§ **WHAT THE TASK REQUIRES**
With the images removed, repeat the data below exactly.

§ **DATASET CONTENT**

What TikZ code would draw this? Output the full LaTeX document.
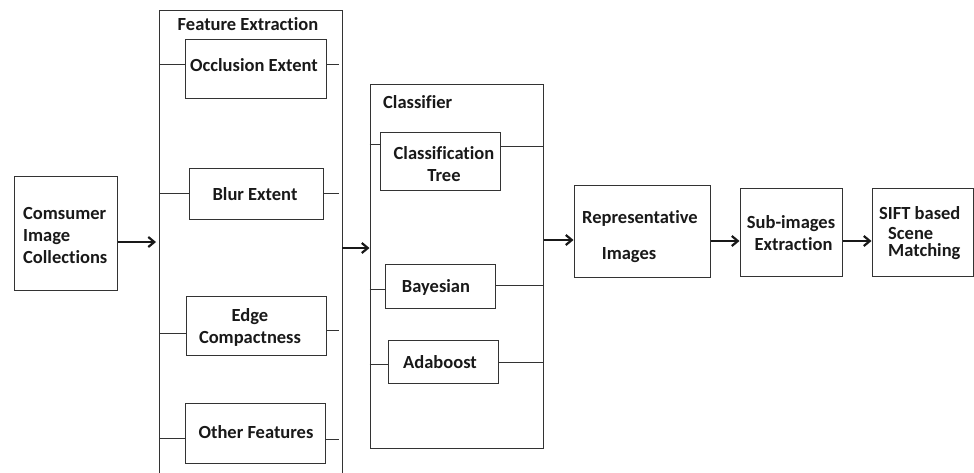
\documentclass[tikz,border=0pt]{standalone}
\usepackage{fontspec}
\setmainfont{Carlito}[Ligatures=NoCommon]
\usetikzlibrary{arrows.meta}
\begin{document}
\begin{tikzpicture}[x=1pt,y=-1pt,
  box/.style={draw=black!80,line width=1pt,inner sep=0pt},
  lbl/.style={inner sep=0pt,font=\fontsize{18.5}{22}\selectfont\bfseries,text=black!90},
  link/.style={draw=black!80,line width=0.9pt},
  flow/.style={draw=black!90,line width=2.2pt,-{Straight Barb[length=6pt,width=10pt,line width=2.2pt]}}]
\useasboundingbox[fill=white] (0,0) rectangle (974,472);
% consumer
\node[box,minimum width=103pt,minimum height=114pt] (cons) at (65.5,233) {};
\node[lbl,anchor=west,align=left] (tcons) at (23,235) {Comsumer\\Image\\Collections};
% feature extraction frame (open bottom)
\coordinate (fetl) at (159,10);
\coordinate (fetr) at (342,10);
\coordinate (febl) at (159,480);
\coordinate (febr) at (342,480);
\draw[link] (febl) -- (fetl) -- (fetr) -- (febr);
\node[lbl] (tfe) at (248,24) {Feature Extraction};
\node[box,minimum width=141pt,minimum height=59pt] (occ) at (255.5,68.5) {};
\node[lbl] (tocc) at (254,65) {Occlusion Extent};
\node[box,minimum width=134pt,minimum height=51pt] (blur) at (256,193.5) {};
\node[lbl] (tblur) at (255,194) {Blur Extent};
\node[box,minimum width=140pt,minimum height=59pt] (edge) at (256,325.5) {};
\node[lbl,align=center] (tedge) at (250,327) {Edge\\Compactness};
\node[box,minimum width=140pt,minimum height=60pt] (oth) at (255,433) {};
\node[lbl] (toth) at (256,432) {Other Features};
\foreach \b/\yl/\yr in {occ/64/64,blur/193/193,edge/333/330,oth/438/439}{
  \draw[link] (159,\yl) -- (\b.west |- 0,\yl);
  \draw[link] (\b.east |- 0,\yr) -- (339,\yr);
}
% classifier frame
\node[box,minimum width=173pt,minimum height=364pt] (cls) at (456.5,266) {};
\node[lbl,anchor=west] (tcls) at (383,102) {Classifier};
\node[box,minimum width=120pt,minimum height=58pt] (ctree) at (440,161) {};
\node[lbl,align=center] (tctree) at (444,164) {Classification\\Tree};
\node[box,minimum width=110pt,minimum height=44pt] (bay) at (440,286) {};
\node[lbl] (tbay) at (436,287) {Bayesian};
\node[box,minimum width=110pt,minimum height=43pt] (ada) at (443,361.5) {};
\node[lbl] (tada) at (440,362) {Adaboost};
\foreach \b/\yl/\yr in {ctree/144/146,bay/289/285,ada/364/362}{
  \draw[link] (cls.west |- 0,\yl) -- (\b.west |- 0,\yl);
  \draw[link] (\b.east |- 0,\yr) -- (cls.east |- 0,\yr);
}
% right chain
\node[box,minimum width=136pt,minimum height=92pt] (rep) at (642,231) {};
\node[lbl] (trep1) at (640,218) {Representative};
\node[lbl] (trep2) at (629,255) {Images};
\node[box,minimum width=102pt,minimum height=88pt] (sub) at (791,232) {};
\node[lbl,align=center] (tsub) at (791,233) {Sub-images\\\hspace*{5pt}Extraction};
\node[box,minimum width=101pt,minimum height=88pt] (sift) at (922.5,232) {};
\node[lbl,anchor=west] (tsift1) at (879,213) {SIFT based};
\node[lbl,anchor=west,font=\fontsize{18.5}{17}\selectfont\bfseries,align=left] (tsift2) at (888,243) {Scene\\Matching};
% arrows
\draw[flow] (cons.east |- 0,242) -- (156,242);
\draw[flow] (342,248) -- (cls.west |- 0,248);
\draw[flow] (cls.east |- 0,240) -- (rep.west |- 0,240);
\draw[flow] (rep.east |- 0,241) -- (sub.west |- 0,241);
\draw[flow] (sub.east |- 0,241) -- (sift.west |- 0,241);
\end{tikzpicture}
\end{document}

§ **RESULT OF THE TASK**
What TikZ code would draw this? Output the full LaTeX document.
\documentclass[tikz,border=0pt]{standalone}
\usepackage{fontspec}
\setmainfont{Carlito}[Ligatures=NoCommon]
\usetikzlibrary{arrows.meta}
\begin{document}
\begin{tikzpicture}[x=1pt,y=-1pt,
  box/.style={draw=black!80,line width=1pt,inner sep=0pt},
  lbl/.style={inner sep=0pt,font=\fontsize{18.5}{22}\selectfont\bfseries,text=black!90},
  link/.style={draw=black!80,line width=0.9pt},
  flow/.style={draw=black!90,line width=2.2pt,-{Straight Barb[length=6pt,width=10pt,line width=2.2pt]}}]
\useasboundingbox[fill=white] (0,0) rectangle (974,472);
% consumer
\node[box,minimum width=103pt,minimum height=114pt] (cons) at (65.5,233) {};
\node[lbl,anchor=west,align=left] (tcons) at (23,235) {Comsumer\\Image\\Collections};
% feature extraction frame (open bottom)
\coordinate (fetl) at (159,10);
\coordinate (fetr) at (342,10);
\coordinate (febl) at (159,480);
\coordinate (febr) at (342,480);
\draw[link] (febl) -- (fetl) -- (fetr) -- (febr);
\node[lbl] (tfe) at (248,24) {Feature Extraction};
\node[box,minimum width=141pt,minimum height=59pt] (occ) at (255.5,68.5) {};
\node[lbl] (tocc) at (254,65) {Occlusion Extent};
\node[box,minimum width=134pt,minimum height=51pt] (blur) at (256,193.5) {};
\node[lbl] (tblur) at (255,194) {Blur Extent};
\node[box,minimum width=140pt,minimum height=59pt] (edge) at (256,325.5) {};
\node[lbl,align=center] (tedge) at (250,327) {Edge\\Compactness};
\node[box,minimum width=140pt,minimum height=60pt] (oth) at (255,433) {};
\node[lbl] (toth) at (256,432) {Other Features};
\foreach \b/\yl/\yr in {occ/64/64,blur/193/193,edge/333/330,oth/438/439}{
  \draw[link] (159,\yl) -- (\b.west |- 0,\yl);
  \draw[link] (\b.east |- 0,\yr) -- (339,\yr);
}
% classifier frame
\node[box,minimum width=173pt,minimum height=364pt] (cls) at (456.5,266) {};
\node[lbl,anchor=west] (tcls) at (383,102) {Classifier};
\node[box,minimum width=120pt,minimum height=58pt] (ctree) at (440,161) {};
\node[lbl,align=center] (tctree) at (444,164) {Classification\\Tree};
\node[box,minimum width=110pt,minimum height=44pt] (bay) at (440,286) {};
\node[lbl] (tbay) at (436,287) {Bayesian};
\node[box,minimum width=110pt,minimum height=43pt] (ada) at (443,361.5) {};
\node[lbl] (tada) at (440,362) {Adaboost};
\foreach \b/\yl/\yr in {ctree/144/146,bay/289/285,ada/364/362}{
  \draw[link] (cls.west |- 0,\yl) -- (\b.west |- 0,\yl);
  \draw[link] (\b.east |- 0,\yr) -- (cls.east |- 0,\yr);
}
% right chain
\node[box,minimum width=136pt,minimum height=92pt] (rep) at (642,231) {};
\node[lbl] (trep1) at (640,218) {Representative};
\node[lbl] (trep2) at (629,255) {Images};
\node[box,minimum width=102pt,minimum height=88pt] (sub) at (791,232) {};
\node[lbl,align=center] (tsub) at (791,233) {Sub-images\\\hspace*{5pt}Extraction};
\node[box,minimum width=101pt,minimum height=88pt] (sift) at (922.5,232) {};
\node[lbl,anchor=west] (tsift1) at (879,213) {SIFT based};
\node[lbl,anchor=west,font=\fontsize{18.5}{17}\selectfont\bfseries,align=left] (tsift2) at (888,243) {Scene\\Matching};
% arrows
\draw[flow] (cons.east |- 0,242) -- (156,242);
\draw[flow] (342,248) -- (cls.west |- 0,248);
\draw[flow] (cls.east |- 0,240) -- (rep.west |- 0,240);
\draw[flow] (rep.east |- 0,241) -- (sub.west |- 0,241);
\draw[flow] (sub.east |- 0,241) -- (sift.west |- 0,241);
\end{tikzpicture}
\end{document}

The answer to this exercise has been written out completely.